For He is both God and man,
Qui natus est de virgine,
And we but part of His wide plan
That sing, and heartily sing we,
‘Gloria Tibi, Domine!’

Between a heifer and an ass
Enixa est puerpera;
In ragged woollen clad He was
Qui regnat super aethera,
And patiently may we then pass
That sing, and heartily sing we,
‘Gloria Tibi, Domine!”

The Queen shivered in the glad sunlight. “I am, it must be, pitiably weak,” she said at last, “because I cannot sing as he does. And, since I am not very wise, were he to return even now– But he will not return. He will never return,” the Queen repeated, carefully, and over and over again. “It is strange I cannot comprehend that he will never return! Ah, Mother of God!” she cried, with a steadier voice, “grant that I may weep! nay, of thy infinite mercy let me presently find the heart to weep!” And about the Queen of England many birds sang joyously.

Next day the English barons held a council, and in the midst of it King Richard demanded to be told his age.

“Your Grace is in your twenty-second year,” said the uneasy Gloucester, and now with reason troubled, since he had been seeking all night long for the evanished Maudelain.

“Then I have been under tutors and governors longer than any other ward in my dominion. My lords, I thank you for your past services, but I need them no more.” They had no check handy, and Gloucester in particular foreread his death-warrant, but of necessity he shouted with the others, “Hail, King of England!”

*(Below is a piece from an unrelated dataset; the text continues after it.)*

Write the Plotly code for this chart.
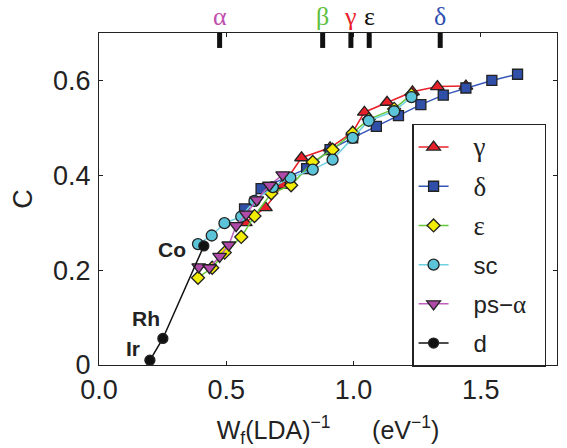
import plotly.graph_objects as go

# ---- data ----
gamma_x = [0.575, 0.654, 0.722, 0.796, 0.908, 0.997, 1.043, 1.132, 1.232, 1.330, 1.442]
gamma_y = [0.300, 0.332, 0.379, 0.437, 0.458, 0.491, 0.533, 0.554, 0.576, 0.587, 0.588]
delta_x = [0.572, 0.637, 0.816, 0.908, 0.997, 1.090, 1.177, 1.265, 1.353, 1.442, 1.544, 1.645]
delta_y = [0.329, 0.372, 0.414, 0.454, 0.479, 0.503, 0.526, 0.549, 0.569, 0.584, 0.600, 0.613]
eps_x = [0.389, 0.445, 0.494, 0.559, 0.611, 0.677, 0.755, 0.840, 0.918, 0.997, 1.060, 1.160, 1.228]
eps_y = [0.184, 0.205, 0.237, 0.270, 0.314, 0.362, 0.379, 0.428, 0.454, 0.489, 0.518, 0.540, 0.570]
sc_x = [0.389, 0.443, 0.493, 0.559, 0.611, 0.683, 0.752, 0.840, 0.918, 0.997, 1.060, 1.160, 1.228]
sc_y = [0.255, 0.273, 0.299, 0.313, 0.346, 0.375, 0.395, 0.412, 0.433, 0.479, 0.515, 0.535, 0.565]
psa_x = [0.392, 0.434, 0.474, 0.510, 0.539, 0.578, 0.620, 0.670, 0.722]
psa_y = [0.207, 0.205, 0.229, 0.253, 0.294, 0.318, 0.348, 0.379, 0.401]
d_x = [0.200, 0.251, 0.412]
d_y = [0.010, 0.056, 0.251]
d_labels = ["Ir", "Rh", "Co"]

phase_names = ["α", "β", "γ", "ε", "δ"]
phase_x = [0.474, 0.879, 0.990, 1.062, 1.341]
phase_colors = ["#c04fb0", "#5cc040", "#e8202a", "#111111", "#2f4fb0"]

x_ticks = [0.0, 0.5, 1.0, 1.5]
x_ticklabels = ["0.0", "0.5", "1.0", "1.5"]
y_ticks = [0.0, 0.2, 0.4, 0.6]
y_ticklabels = ["0", "0.2", "0.4", "0.6"]

SERIF = "Liberation Serif"
NB = "\u00a0"
def greek(s, size=None):
    if size:
        return '<span style="font-family:%s;font-size:%dpx">%s</span>' % (SERIF, size, s)
    return '<span style="font-family:%s">%s</span>' % (SERIF, s)

fig = go.Figure()

series = [
    (greek("γ", 27), gamma_x, gamma_y, "#e8202a", "#e8202a", "triangle-up", 12),
    (greek("δ", 27), delta_x, delta_y, "#3355b8", "#2f4fa8", "square", 10),
    (greek("ε", 27), eps_x, eps_y, "#66c83a", "#f2ec00", "diamond", 10),
    ("sc", sc_x, sc_y, "#6fd0e2", "#5cc4d8", "circle", 11),
    ("ps−" + greek("α", 25), psa_x, psa_y, "#c060c0", "#b04aa8", "triangle-down", 12),
    ("d", d_x, d_y, "#111111", "#111111", "circle", 10),
]

for i, (name, xs, ys, lc, fc, sym, sz) in enumerate(series):
    fig.add_trace(go.Scatter(
        x=xs, y=ys, name=NB * 3 + name + NB * 2, mode="lines+markers",
        line=dict(color=lc, width=1.5),
        marker=dict(symbol=sym, size=sz, color=fc,
                    line=dict(color="#222222", width=1.3)),
        legendgroup="g%d" % i,
    ))

# d labels
shifts = {"Ir": (-8, 12), "Rh": (-1, 20), "Co": (-16, -4)}
for x, y, t in zip(d_x, d_y, d_labels):
    dx, dy = shifts[t]
    fig.add_annotation(x=x, y=y, text="<b>%s</b>" % t, showarrow=False,
                       xanchor="right", yanchor="middle", xshift=dx, yshift=dy,
                       font=dict(family="Liberation Sans", size=21, color="#222222"))

# top phase markers
for x, n, c in zip(phase_x, phase_names, phase_colors):
    fig.add_shape(type="line", xref="x", yref="paper", x0=x, x1=x, y0=1.0, y1=0.955,
                  line=dict(color="#111111", width=5))
    fig.add_annotation(x=x, y=1.05, xref="x", yref="paper", text=n, showarrow=False,
                       yanchor="middle", font=dict(family=SERIF, size=26, color=c))

axis_common = dict(showline=True, linecolor="#222222", linewidth=1.3, mirror="ticks",
                   ticks="inside", ticklen=4, tickwidth=1, tickcolor="#222222",
                   showgrid=False, zeroline=False,
                   tickfont=dict(family="Liberation Sans", size=27, color="#222222"))

fig.update_xaxes(range=[0, 1.8], tickvals=x_ticks, ticktext=x_ticklabels,
                 title=dict(text="W<sub>f</sub>(LDA)<sup>−1</sup>      (eV<sup>−1</sup>)",
                            font=dict(family="Liberation Sans", size=25, color="#222222"),
                            standoff=17),
                 **axis_common)
fig.update_yaxes(range=[0, 0.7], tickvals=y_ticks, ticktext=y_ticklabels,
                 ticklabelstandoff=2,
                 title=dict(text="C", font=dict(family="Liberation Sans", size=27, color="#222222"),
                            standoff=12),
                 **axis_common)

fig.update_layout(
    width=567, height=448,
    margin=dict(l=99, r=10, t=33, b=83, autoexpand=False),
    plot_bgcolor="white", paper_bgcolor="white",
    showlegend=True,
    legend=dict(x=0.684, y=0.727, xanchor="left", yanchor="top",
                bgcolor="white", bordercolor="#222222", borderwidth=1.3,
                font=dict(family="Liberation Sans", size=24, color="#222222"),
                traceorder="grouped", tracegroupgap=5, itemsizing="trace"),
)

fig.write_html("out.html", config={"displayModeBar": False},
               post_script="document.body.style.margin='0';")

That afternoon the King’s assumption of all royal responsibility was commemorated by a tournament, over which Dame Anne presided. Sixty of her ladies led as many knights by silver chains into the tilting-grounds at Smithfield, and it was remarked that the Queen appeared unusually mirthful. The King was in high good humor, already a pattern of conjugal devotion; and the royal pair retired at dusk to the Bishop of London’s palace at Saint Paul’s, where was held a merry banquet, with dancing both before and after supper.